GIVEN INSTRUCTION:
Images embedded in the records are excluded; print everything else exactly as given.

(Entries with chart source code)
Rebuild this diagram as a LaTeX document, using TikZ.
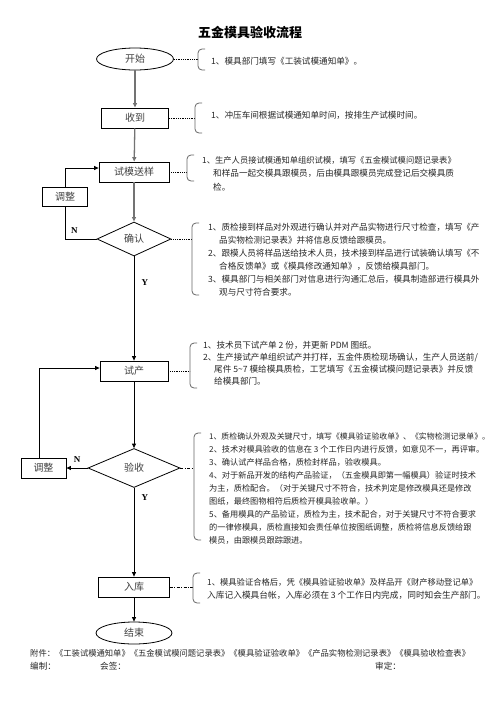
\documentclass[tikz,border=0pt]{standalone}
\usepackage{fontspec}
\setmainfont{Liberation Serif}
\newfontfamily\cjk{Noto Sans CJK SC}
\usetikzlibrary{shapes.geometric, arrows.meta}

\tikzset{
  box/.style={draw, line width=0.8pt, minimum width=70, minimum height=20, inner sep=0pt, text=black!75, font=\cjk\fontsize{10}{12}\selectfont},
  oval/.style={ellipse, draw, line width=0.8pt, minimum width=77, minimum height=22, inner sep=0pt, text=black!75, font=\cjk\fontsize{10}{12}\selectfont},
  check/.style={diamond, draw, line width=0.8pt, aspect=2, inner sep=0pt, text=black!75, font=\cjk\fontsize{10}{12}\selectfont},
  note/.style={anchor=north west, inner sep=0pt, align=left, text=black!85, font=\cjk\fontsize{8.6}{13}\selectfont},
  flow/.style={line width=0.8pt, -{Triangle[length=4.5pt,width=4pt]}},
  grayflow/.style={flow, draw=black!55, line width=1.3pt},
  dotline/.style={line width=0.8pt, densely dotted},
  dashdotline/.style={line width=0.8pt, dash pattern=on 3pt off 1.5pt on 0.8pt off 1.5pt},
  hook/.style={draw=black!60, line width=0.8pt, rounded corners=4pt},
  yn/.style={font=\bfseries\fontsize{9}{10}\selectfont}
}

\begin{document}
\begin{tikzpicture}[x=1pt, y=-1pt]
        \useasboundingbox (0,0) rectangle (496,702);
        % Title
        \node[font=\cjk\bfseries\fontsize{13}{15}\selectfont] (title) at (250,32) {五金模具验收流程};
        % Steps
        \node[oval] (start) at (135,59) {开始};
        \node[box, minimum width=67] (recv) at (135,118) {收到};
        \node[box] (sample) at (134,172) {试模送样};
        \node[box, minimum width=45, minimum height=19] (adj1) at (65,197) {调整};
        \node[check, minimum width=74, minimum height=34] (confirm) at (134,239) {确认};
        \node[box, minimum width=68] (trial) at (134,371) {试产};
        \node[box, minimum width=45] (adj2) at (43.5,468) {调整};
        \node[check, minimum width=92, minimum height=39] (accept) at (134,468) {验收};
        \node[box, minimum width=71] (stock) at (134,587) {入库};
        \node[oval, minimum width=76] (finish) at (134,633) {结束};
        % Flow
        \draw[grayflow] (start) -- (recv);
        \draw[grayflow] (recv) -- (sample);
        \draw[grayflow] (sample) -- (confirm);
        \draw[flow] (confirm) -- node[yn, pos=0.25, right=4pt] {Y} (trial);
        \draw[flow] (trial) -- (accept);
        \draw[flow] (accept) -- node[yn, pos=0.11, right=4pt] {Y} (stock);
        \draw[flow] (stock) -- (finish);
        \draw[line width=0.8pt] (confirm.west) -| node[yn, pos=0.35, above=2pt] {N} (adj1.south);
        \draw[flow] (adj1.north) |- ([yshift=4pt]sample.west);
        \draw[flow] (accept.west) -- node[yn, above=2pt] {N} (adj2.east);
        \draw[flow] ([xshift=-4.5pt]adj2.north) |- ([yshift=3pt]trial.west);
        % Notes
        \coordinate (b1) at (198,59);
        \coordinate (b2) at (195,118);
        \coordinate (b3) at (187,172);
        \coordinate (b4) at (192,239);
        \coordinate (b5) at (190,371);
        \coordinate (b6) at (194,468);
        \coordinate (b7) at (193,587);
        \draw[dotline] (start) -- (b1);
        \draw[dotline] (recv) -- (b2);
        \draw[dotline] (sample) -- (b3);
        \draw[dotline] (confirm) -- (b4);
        \draw[dotline] (trial) -- (b5);
        \draw[dashdotline] (accept) -- (b6);
        \draw[dashdotline] (stock) -- (b7);
        \foreach \x/\t/\b in {198/49/70, 195/103/133, 187/155/181, 192/223/295, 190/343/388, 194/433/540, 193/573/603}
            \draw[hook] (\x+7,\t) -- (\x,\t) -- (\x,\b) -- (\x+7,\b);
        \node[note] (n1) at (211,57) {1、模具部门填写《工装试模通知单》。};
        \node[note] (n2) at (211,111) {1、冲压车间根据试模通知单时间，按排生产试模时间。};
        \node[note, font=\cjk\fontsize{8.6}{13.5}\selectfont] (n3) at (202,156) {{\fontsize{8.3}{13.5}\selectfont 1、生产人员接试模通知单组织试模，填写《五金模试模问题记录表》}\\
            \hspace*{11pt}和样品一起交模具跟模员，后由模具跟模员完成登记后交模具质\\
            \hspace*{11pt}检。};
        \node[note] (n4) at (208,223) {1、质检接到样品对外观进行确认并对产品实物进行尺寸检查，填写《产\\
            \hspace*{11pt}品实物检测记录表》并将信息反馈给跟模员。\\
            2、跟模人员将样品送给技术人员，技术接到样品进行试装确认填写《不\\
            \hspace*{11pt}合格反馈单》或《模具修改通知单》，反馈给模具部门。\\
            3、模具部门与相关部门对信息进行沟通汇总后，模具制造部进行模具外\\
            \hspace*{11pt}观与尺寸符合要求。};
        \node[note, font=\cjk\fontsize{8.6}{12}\selectfont] (n5) at (203,341) {1、技术员下试产单 2 份，并更新 PDM 图纸。\\
            2、生产接试产单组织试产并打样，五金件质检现场确认，生产人员送前/\\
            \hspace*{11pt}尾件 5\textasciitilde7 模给模具质检，工艺填写《五金模试模问题记录表》并反馈\\
            \hspace*{11pt}给模具部门。};
        \node[note, font=\cjk\fontsize{8.2}{13}\selectfont] (n6) at (209,433) {{\fontsize{7.9}{13}\selectfont 1、质检确认外观及关键尺寸，填写《模具验证验收单》、《实物检测记录单》。}\\
            2、技术对模具验收的信息在 3 个工作日内进行反馈，如意见不一，再评审。\\
            3、确认试产样品合格，质检封样品，验收模具。\\
            4、对于新品开发的结构产品验证，（五金模具即第一幅模具）验证时技术\\
            为主，质检配合。（对于关键尺寸不符合，技术判定是修改模具还是修改\\
            图纸，最终图物相符后质检开模具验收单。）\\
            5、备用模具的产品验证，质检为主，技术配合，对于关键尺寸不符合要求\\
            的一律修模具，质检直接知会责任单位按图纸调整，质检将信息反馈给跟\\
            模员，由跟模员跟踪跟进。};
        \node[note, font=\cjk\fontsize{8.7}{13}\selectfont] (n7) at (207,578) {{\fontsize{8.3}{13}\selectfont 1、模具验证合格后，凭《模具验证验收单》及样品开《财产移动登记单》}\\
            入库记入模具台帐，入库必须在 3 个工作日内完成，同时知会生产部门。};
        % Footer
        \node[note, anchor=west, font=\cjk\fontsize{8.3}{10}\selectfont] (attach) at (30,653) {附件：《工装试模通知单》《五金模试模问题记录表》《模具验证验收单》《产品实物检测记录表》《模具验收检查表》};
        \node[note, anchor=west] (edit) at (30,666) {编制：};
        \node[note, anchor=west] (sign) at (100,666) {会签：};
        \node[note, anchor=west] (approve) at (375,666) {审定：};
    \end{tikzpicture}
\end{document}
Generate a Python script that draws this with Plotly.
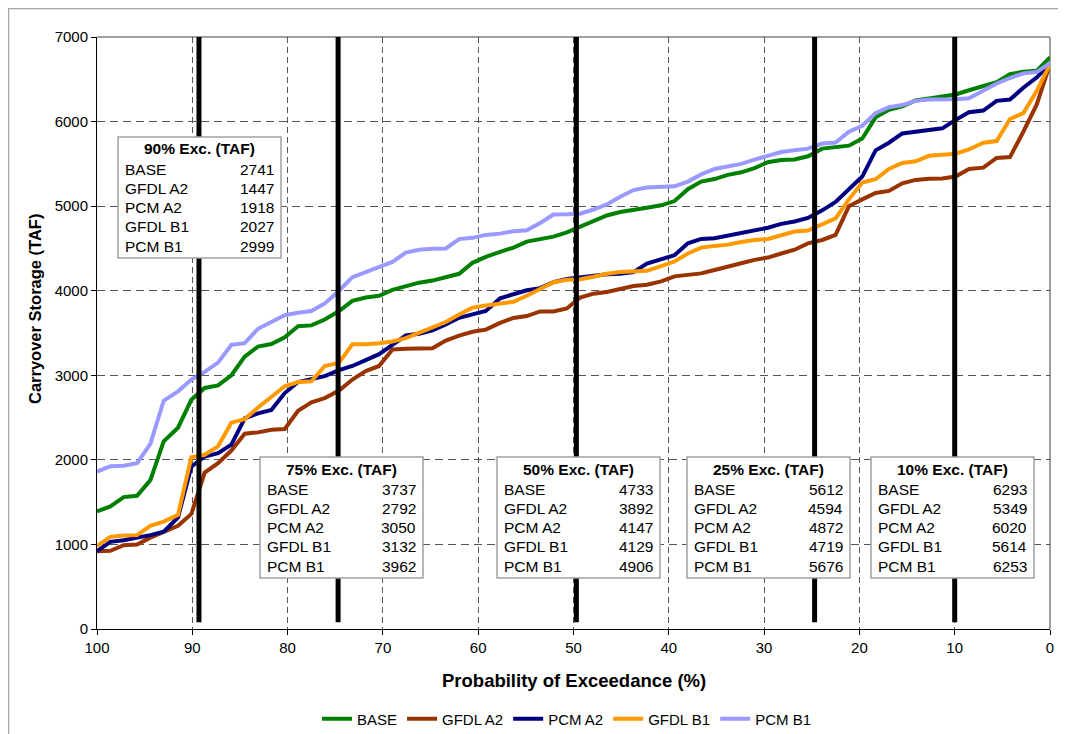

THE RESPONSE:
Rebuild this diagram as a LaTeX document, using TikZ.
\documentclass[tikz,border=0pt]{standalone}
\usepackage{fontspec}
\setmainfont{Liberation Serif}
\newfontfamily\cjk{Noto Sans CJK SC}
\usetikzlibrary{shapes.geometric, arrows.meta}

\tikzset{
  box/.style={draw, line width=0.8pt, minimum width=70, minimum height=20, inner sep=0pt, text=black!75, font=\cjk\fontsize{10}{12}\selectfont},
  oval/.style={ellipse, draw, line width=0.8pt, minimum width=77, minimum height=22, inner sep=0pt, text=black!75, font=\cjk\fontsize{10}{12}\selectfont},
  check/.style={diamond, draw, line width=0.8pt, aspect=2, inner sep=0pt, text=black!75, font=\cjk\fontsize{10}{12}\selectfont},
  note/.style={anchor=north west, inner sep=0pt, align=left, text=black!85, font=\cjk\fontsize{8.6}{13}\selectfont},
  flow/.style={line width=0.8pt, -{Triangle[length=4.5pt,width=4pt]}},
  grayflow/.style={flow, draw=black!55, line width=1.3pt},
  dotline/.style={line width=0.8pt, densely dotted},
  dashdotline/.style={line width=0.8pt, dash pattern=on 3pt off 1.5pt on 0.8pt off 1.5pt},
  hook/.style={draw=black!60, line width=0.8pt, rounded corners=4pt},
  yn/.style={font=\bfseries\fontsize{9}{10}\selectfont}
}

\begin{document}
\begin{tikzpicture}[x=1pt, y=-1pt]
        \useasboundingbox (0,0) rectangle (496,702);
        % Title
        \node[font=\cjk\bfseries\fontsize{13}{15}\selectfont] (title) at (250,32) {五金模具验收流程};
        % Steps
        \node[oval] (start) at (135,59) {开始};
        \node[box, minimum width=67] (recv) at (135,118) {收到};
        \node[box] (sample) at (134,172) {试模送样};
        \node[box, minimum width=45, minimum height=19] (adj1) at (65,197) {调整};
        \node[check, minimum width=74, minimum height=34] (confirm) at (134,239) {确认};
        \node[box, minimum width=68] (trial) at (134,371) {试产};
        \node[box, minimum width=45] (adj2) at (43.5,468) {调整};
        \node[check, minimum width=92, minimum height=39] (accept) at (134,468) {验收};
        \node[box, minimum width=71] (stock) at (134,587) {入库};
        \node[oval, minimum width=76] (finish) at (134,633) {结束};
        % Flow
        \draw[grayflow] (start) -- (recv);
        \draw[grayflow] (recv) -- (sample);
        \draw[grayflow] (sample) -- (confirm);
        \draw[flow] (confirm) -- node[yn, pos=0.25, right=4pt] {Y} (trial);
        \draw[flow] (trial) -- (accept);
        \draw[flow] (accept) -- node[yn, pos=0.11, right=4pt] {Y} (stock);
        \draw[flow] (stock) -- (finish);
        \draw[line width=0.8pt] (confirm.west) -| node[yn, pos=0.35, above=2pt] {N} (adj1.south);
        \draw[flow] (adj1.north) |- ([yshift=4pt]sample.west);
        \draw[flow] (accept.west) -- node[yn, above=2pt] {N} (adj2.east);
        \draw[flow] ([xshift=-4.5pt]adj2.north) |- ([yshift=3pt]trial.west);
        % Notes
        \coordinate (b1) at (198,59);
        \coordinate (b2) at (195,118);
        \coordinate (b3) at (187,172);
        \coordinate (b4) at (192,239);
        \coordinate (b5) at (190,371);
        \coordinate (b6) at (194,468);
        \coordinate (b7) at (193,587);
        \draw[dotline] (start) -- (b1);
        \draw[dotline] (recv) -- (b2);
        \draw[dotline] (sample) -- (b3);
        \draw[dotline] (confirm) -- (b4);
        \draw[dotline] (trial) -- (b5);
        \draw[dashdotline] (accept) -- (b6);
        \draw[dashdotline] (stock) -- (b7);
        \foreach \x/\t/\b in {198/49/70, 195/103/133, 187/155/181, 192/223/295, 190/343/388, 194/433/540, 193/573/603}
            \draw[hook] (\x+7,\t) -- (\x,\t) -- (\x,\b) -- (\x+7,\b);
        \node[note] (n1) at (211,57) {1、模具部门填写《工装试模通知单》。};
        \node[note] (n2) at (211,111) {1、冲压车间根据试模通知单时间，按排生产试模时间。};
        \node[note, font=\cjk\fontsize{8.6}{13.5}\selectfont] (n3) at (202,156) {{\fontsize{8.3}{13.5}\selectfont 1、生产人员接试模通知单组织试模，填写《五金模试模问题记录表》}\\
            \hspace*{11pt}和样品一起交模具跟模员，后由模具跟模员完成登记后交模具质\\
            \hspace*{11pt}检。};
        \node[note] (n4) at (208,223) {1、质检接到样品对外观进行确认并对产品实物进行尺寸检查，填写《产\\
            \hspace*{11pt}品实物检测记录表》并将信息反馈给跟模员。\\
            2、跟模人员将样品送给技术人员，技术接到样品进行试装确认填写《不\\
            \hspace*{11pt}合格反馈单》或《模具修改通知单》，反馈给模具部门。\\
            3、模具部门与相关部门对信息进行沟通汇总后，模具制造部进行模具外\\
            \hspace*{11pt}观与尺寸符合要求。};
        \node[note, font=\cjk\fontsize{8.6}{12}\selectfont] (n5) at (203,341) {1、技术员下试产单 2 份，并更新 PDM 图纸。\\
            2、生产接试产单组织试产并打样，五金件质检现场确认，生产人员送前/\\
            \hspace*{11pt}尾件 5\textasciitilde7 模给模具质检，工艺填写《五金模试模问题记录表》并反馈\\
            \hspace*{11pt}给模具部门。};
        \node[note, font=\cjk\fontsize{8.2}{13}\selectfont] (n6) at (209,433) {{\fontsize{7.9}{13}\selectfont 1、质检确认外观及关键尺寸，填写《模具验证验收单》、《实物检测记录单》。}\\
            2、技术对模具验收的信息在 3 个工作日内进行反馈，如意见不一，再评审。\\
            3、确认试产样品合格，质检封样品，验收模具。\\
            4、对于新品开发的结构产品验证，（五金模具即第一幅模具）验证时技术\\
            为主，质检配合。（对于关键尺寸不符合，技术判定是修改模具还是修改\\
            图纸，最终图物相符后质检开模具验收单。）\\
            5、备用模具的产品验证，质检为主，技术配合，对于关键尺寸不符合要求\\
            的一律修模具，质检直接知会责任单位按图纸调整，质检将信息反馈给跟\\
            模员，由跟模员跟踪跟进。};
        \node[note, font=\cjk\fontsize{8.7}{13}\selectfont] (n7) at (207,578) {{\fontsize{8.3}{13}\selectfont 1、模具验证合格后，凭《模具验证验收单》及样品开《财产移动登记单》}\\
            入库记入模具台帐，入库必须在 3 个工作日内完成，同时知会生产部门。};
        % Footer
        \node[note, anchor=west, font=\cjk\fontsize{8.3}{10}\selectfont] (attach) at (30,653) {附件：《工装试模通知单》《五金模试模问题记录表》《模具验证验收单》《产品实物检测记录表》《模具验收检查表》};
        \node[note, anchor=west] (edit) at (30,666) {编制：};
        \node[note, anchor=west] (sign) at (100,666) {会签：};
        \node[note, anchor=west] (approve) at (375,666) {审定：};
    \end{tikzpicture}
\end{document}
Generate a Python script that draws this with Plotly.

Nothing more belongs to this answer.